Here’s a diagram of the current Build Civitas (and Meta Jon) architecture:

graph LR
    beta.buildcivitas.com-->DNS;
    meta.jlericson.com-->DNS;
    DNS-->nginx;
    nginx-->LE[https://letsencrypt.org];
    subgraph vm [virtual machine]
      style vm fill:#32CD32
      nginx-->errorpages;
      subgraph web_only
        D((Discourse));
      end
      subgraph data
        C[(civitas)];
        J[(jlericson)];
      end
    mail-receiver-->D;
    end
    nginx-->D;
    D-->C ;
    D-->J;   
    C-->S3[S3 backup];
    J-->S3;

This is based on Discourse’s multisite facility.^[1]

Test environment

Thanks to putting my backups on S3 I can use virtually the same setup for a test/staging environment. The difference between staging and production is simply these changes to web_only.yml:

45c45
<   DISCOURSE_HOSTNAME: beta.buildcivitas.com
---
>   DISCOURSE_HOSTNAME: test.buildcivitas.com
83a84,90
>   ## Staging server specific settings## Staging server specific settings
>   DISCOURSE_AUTOMATIC_BACKUPS_ENABLED: false
>   DISCOURSE_LOGIN_REQUIRED: true
>   DISCOURSE_DISABLE_EMAILS: 'non-staff'
>   DISCOURSE_S3_DISABLE_CLEANUP: true
>   DISCOURSE_ALLOW_RESTORE: true
> 
135c143
<              - meta.jlericson.com
---
>              - test.jlericson.com

It can also help to update the version parameter to match production rather than taking the latest tests-passed version of Discourse.

Upgrading Discourse

Having a separate data container for PostgreSQL and Redis means we can save time on upgrades that don’t require updates to the database.

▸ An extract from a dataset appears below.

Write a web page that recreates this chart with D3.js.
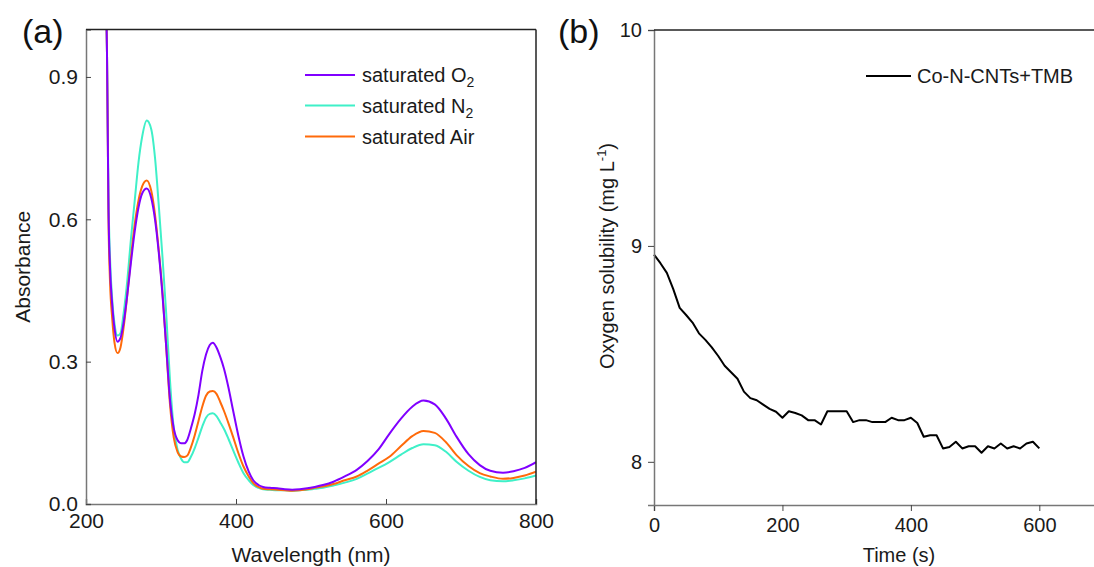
<!DOCTYPE html>
<html>
<head>
<meta charset="utf-8">
<script src="https://cdn.jsdelivr.net/npm/d3@7"></script>
<style>
  body { margin: 0; background: #fff; }
  svg { display: block; font-family: "Liberation Sans", Arial, sans-serif; }
</style>
</head>
<body>
<svg id="chart" width="1094" height="567"></svg>
<script>
// (a) UV-vis spectra
const wavelength = [227, 228, 229, 230, 232, 235, 238, 242, 246, 250, 255, 260, 265, 270, 275, 281, 287, 292, 297, 302, 307, 312, 317, 322, 327, 331, 335, 340, 345, 350, 355, 360, 365, 369, 374, 379, 384, 390, 396, 403, 410, 417, 423, 430, 436, 445, 455, 465, 475, 485, 495, 505, 516, 530, 545, 561, 575, 590, 605, 620, 635, 650, 665, 680, 694, 710, 725, 739, 756, 770, 785, 800]
const absO2 = [1.05, 0.95, 0.78, 0.62, 0.5, 0.42, 0.37, 0.342, 0.35, 0.38, 0.44, 0.51, 0.575, 0.625, 0.655, 0.665, 0.645, 0.6, 0.53, 0.44, 0.33, 0.22, 0.16, 0.135, 0.128, 0.128, 0.135, 0.16, 0.19, 0.23, 0.28, 0.315, 0.335, 0.34, 0.33, 0.31, 0.285, 0.245, 0.198, 0.145, 0.10, 0.068, 0.05, 0.04, 0.036, 0.034, 0.033, 0.031, 0.03, 0.031, 0.033, 0.036, 0.04, 0.047, 0.058, 0.072, 0.09, 0.115, 0.149, 0.18, 0.205, 0.218, 0.21, 0.18, 0.142, 0.105, 0.082, 0.07, 0.066, 0.069, 0.076, 0.088]
const absN2 = [1.05, 0.95, 0.8, 0.65, 0.52, 0.43, 0.38, 0.355, 0.36, 0.40, 0.47, 0.56, 0.64, 0.72, 0.775, 0.808, 0.79, 0.73, 0.63, 0.52, 0.40, 0.26, 0.16, 0.115, 0.095, 0.088, 0.088, 0.1, 0.118, 0.14, 0.163, 0.182, 0.19, 0.191, 0.185, 0.172, 0.158, 0.137, 0.114, 0.088, 0.065, 0.05, 0.04, 0.034, 0.031, 0.03, 0.029, 0.029, 0.028, 0.029, 0.03, 0.032, 0.034, 0.039, 0.045, 0.053, 0.064, 0.076, 0.089, 0.104, 0.118, 0.126, 0.124, 0.11, 0.089, 0.07, 0.057, 0.05, 0.048, 0.05, 0.054, 0.06]
const absAir = [1.05, 0.95, 0.78, 0.6, 0.47, 0.39, 0.34, 0.318, 0.33, 0.37, 0.44, 0.52, 0.59, 0.64, 0.67, 0.682, 0.66, 0.61, 0.535, 0.445, 0.33, 0.21, 0.14, 0.11, 0.1, 0.099, 0.102, 0.12, 0.145, 0.175, 0.205, 0.228, 0.237, 0.238, 0.232, 0.215, 0.196, 0.17, 0.142, 0.108, 0.079, 0.058, 0.044, 0.036, 0.032, 0.031, 0.03, 0.029, 0.028, 0.029, 0.031, 0.034, 0.037, 0.042, 0.05, 0.058, 0.07, 0.085, 0.1, 0.122, 0.143, 0.154, 0.15, 0.13, 0.103, 0.08, 0.065, 0.058, 0.053, 0.055, 0.06, 0.068]

// (b) oxygen solubility vs time
const time = [0, 10, 20, 30, 40, 50, 60, 70, 80, 90, 100, 110, 120, 130, 140, 150, 160, 170, 180, 190, 200, 210, 220, 230, 240, 250, 260, 270, 280, 290, 300, 310, 320, 330, 340, 350, 360, 370, 380, 390, 400, 410, 420, 430, 440, 450, 460, 470, 480, 490, 500, 510, 520, 530, 540, 550, 560, 570, 580, 590, 600]
const oxygen = [8.96, 8.92, 8.875, 8.80, 8.713, 8.68, 8.645, 8.595, 8.565, 8.53, 8.49, 8.445, 8.415, 8.385, 8.325, 8.295, 8.285, 8.265, 8.245, 8.232, 8.204, 8.234, 8.226, 8.215, 8.193, 8.193, 8.173, 8.234, 8.234, 8.234, 8.234, 8.184, 8.193, 8.193, 8.184, 8.184, 8.184, 8.204, 8.193, 8.193, 8.204, 8.18, 8.116, 8.123, 8.123, 8.062, 8.069, 8.093, 8.062, 8.072, 8.072, 8.042, 8.072, 8.062, 8.085, 8.062, 8.072, 8.062, 8.085, 8.093, 8.062]

const ticksA_x = [200, 400, 600, 800]
const ticksA_y = [0, 0.3, 0.6, 0.9]
const ticksB_x = [0, 200, 400, 600]
const ticksB_y = [8, 9, 10]

const seriesA = [
  {name: "O2", values: absO2, color: "#8000ff"},
  {name: "N2", values: absN2, color: "#3ff0c8"},
  {name: "Air", values: absAir, color: "#ff6a0a"}
]

const svg = d3.select("#chart")
const axisGray = "#777"
const frameBlack = "#222"
const textCol = "#1a1a1a"

// ---------- panel (a) ----------
const a = {left: 86, right: 536, top: 29.5, bottom: 504}
const xA = d3.scaleLinear().domain([200, 800]).range([a.left, a.right])
const yA = d3.scaleLinear().domain([0, 1.0]).range([a.bottom, a.top])

svg.append("clipPath").attr("id", "clipA")
  .append("rect").attr("x", a.left).attr("y", a.top)
  .attr("width", a.right - a.left).attr("height", a.bottom - a.top)

const lineA = d3.line().curve(d3.curveMonotoneX)
  .x((d, i) => xA(wavelength[i])).y(d => yA(d))

const gA = svg.append("g").attr("clip-path", "url(#clipA)")
// draw N2 first, then air, then O2 on top where they overlap
for (let s of [seriesA[1], seriesA[2], seriesA[0]]) {
  gA.append("path").datum(s.values)
    .attr("fill", "none").attr("stroke", s.color).attr("stroke-width", 2)
    .attr("d", lineA)
}

const axA_x = svg.append("g").attr("transform", `translate(0,${a.bottom})`)
  .call(d3.axisBottom(xA).tickValues(ticksA_x).tickSize(-5).tickPadding(9).tickFormat(d3.format("d")))
const axA_y = svg.append("g").attr("transform", `translate(${a.left},0)`)
  .call(d3.axisLeft(yA).tickValues(ticksA_y).tickSize(-5).tickPadding(8).tickFormat(d3.format(".1f")))
for (let ax of [axA_x, axA_y]) {
  ax.selectAll("path.domain").attr("stroke", axisGray).attr("stroke-width", 1.5)
  ax.selectAll(".tick line").attr("stroke", "#444")
  ax.selectAll(".tick text").attr("fill", textCol).style("font-size", "21px")
}
svg.append("line").attr("x1", a.left).attr("x2", a.right).attr("y1", a.top).attr("y2", a.top)
  .attr("stroke", frameBlack).attr("stroke-width", 1.5)
svg.append("line").attr("x1", a.right).attr("x2", a.right).attr("y1", a.top).attr("y2", a.bottom)
  .attr("stroke", frameBlack).attr("stroke-width", 1.5)

svg.append("text").attr("x", (a.left + a.right) / 2).attr("y", 562)
  .attr("text-anchor", "middle").attr("fill", textCol).style("font-size", "21px")
  .text("Wavelength (nm)")
svg.append("text").attr("transform", `translate(30,${(a.top + a.bottom) / 2}) rotate(-90)`)
  .attr("text-anchor", "middle").attr("fill", textCol).style("font-size", "21px")
  .text("Absorbance")
svg.append("text").attr("x", 22).attr("y", 43).attr("fill", "#111").style("font-size", "34px").text("(a)")

// legend (a)
const legRows = [75, 105.5, 136.5]
seriesA.forEach((s, i) => {
  svg.append("line").attr("x1", 305).attr("x2", 355).attr("y1", legRows[i]).attr("y2", legRows[i])
    .attr("stroke", s.color).attr("stroke-width", 2)
  const t = svg.append("text").attr("x", 362).attr("y", legRows[i] + 7)
    .attr("fill", textCol).style("font-size", "20px")
  if (s.name === "Air") {
    t.text("saturated Air")
  } else {
    t.append("tspan").text("saturated " + s.name[0])
    t.append("tspan").attr("dy", 5).style("font-size", "14px").text("2")
  }
})

// ---------- panel (b) ----------
const b = {left: 654, top: 30, bottom: 505}
const xB = d3.scaleLinear().domain([0, 700]).range([b.left, b.left + 700 * 0.6422])
const yB = d3.scaleLinear().domain([7.8, 10]).range([b.bottom, b.top])

const lineB = d3.line().x((d, i) => xB(time[i])).y(d => yB(d))
svg.append("path").datum(oxygen)
  .attr("fill", "none").attr("stroke", "#000").attr("stroke-width", 2)
  .attr("stroke-linejoin", "round").attr("d", lineB)

const axB_x = svg.append("g").attr("transform", `translate(0,${b.bottom})`)
  .call(d3.axisBottom(xB).tickValues(ticksB_x).tickSize(6).tickPadding(7).tickFormat(d3.format("d")))
const axB_y = svg.append("g").attr("transform", `translate(${b.left},0)`)
  .call(d3.axisLeft(yB).tickValues(ticksB_y).tickSize(6).tickPadding(6).tickFormat(d3.format("d")))
for (let ax of [axB_x, axB_y]) {
  ax.selectAll("path.domain").attr("stroke", axisGray).attr("stroke-width", 1.5)
  ax.selectAll(".tick line").attr("stroke", "#444")
  ax.selectAll(".tick text").attr("fill", textCol).style("font-size", "20px")
}
svg.append("line").attr("x1", b.left).attr("x2", 1094).attr("y1", b.top).attr("y2", b.top)
  .attr("stroke", frameBlack).attr("stroke-width", 1.5)

svg.append("text").attr("x", 899).attr("y", 562)
  .attr("text-anchor", "middle").attr("fill", textCol).style("font-size", "20px")
  .text("Time (s)")
const yt = svg.append("text").attr("transform", `translate(614,256) rotate(-90)`)
  .attr("text-anchor", "middle").attr("fill", textCol).style("font-size", "20px")
yt.append("tspan").text("Oxygen solubility (mg L")
yt.append("tspan").attr("dy", -8).style("font-size", "13px").text("-1")
yt.append("tspan").attr("dy", 8).text(")")
svg.append("text").attr("x", 558).attr("y", 43).attr("fill", "#111").style("font-size", "34px").text("(b)")

// legend (b)
svg.append("line").attr("x1", 866).attr("x2", 911).attr("y1", 76).attr("y2", 76)
  .attr("stroke", "#000").attr("stroke-width", 2)
svg.append("text").attr("x", 917).attr("y", 83).attr("fill", textCol).style("font-size", "20px")
  .text("Co-N-CNTs+TMB")
</script>
</body>
</html>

I did some timing on a Droplet with 2 vCPUs 4GB / 50GB Disk which currently costs $24 a month:

Process	Time
rebuild data	58s
rebuild web_only	14m 26s
Total	15m 24s

As you can see, the rebuilding the web_only container takes the bulk of the time. So skipping the data container only shaves a minute off the 15 minute proces. The real gain comes from bootstrapping a new web_only while the site is still running. The launcher rebuild command does three things:

bootstrap a new container, but not start it.
destroy the old container and
start the new container.

During the time it takes to destroy and start the container, the site is down. Fortunately this can take less than half a minute. The bootstrap takes the bulk of the time:

Process	Time
bootstrap web_only	13m 35s
destroy web_only	14s
start web_only	10s
Total	13m 59s

This only works if bootstrapping can happen while the site is running. The key limitation is memory. The cheapest Droplet that can run Discourse has 2GB of RAM. That’s not enough to run the site and bootstrap a new container. 4GB work fine. Fortunately, DigitalOcean allows us to resize the Droplet quickly and easily. The total downtime is about a two minutes:

Process	Time
power off Droplet	21s
resize Droplet	44s
power on Droplet	10s
destroy web_only	14s
start web_only	10s
Total	1m 39

At some point we’ll run on a virtual machine with 4GB RAM, but since it doubles the cost, it’s not worth it until the site has more people depending on it. As it is, nobody but me will even notice the downtime.

Which is based, in turn, on the Ruby on Rails multisite feature. ↩︎

jericson · February 1, 2024, 10:23pm

I just did an update to Discourse v3.3.0.beta10-dev and UptimeRobot didn’t notice:

I haven’t moved back to the 2Gb VM yet, but that should only be a minute or so.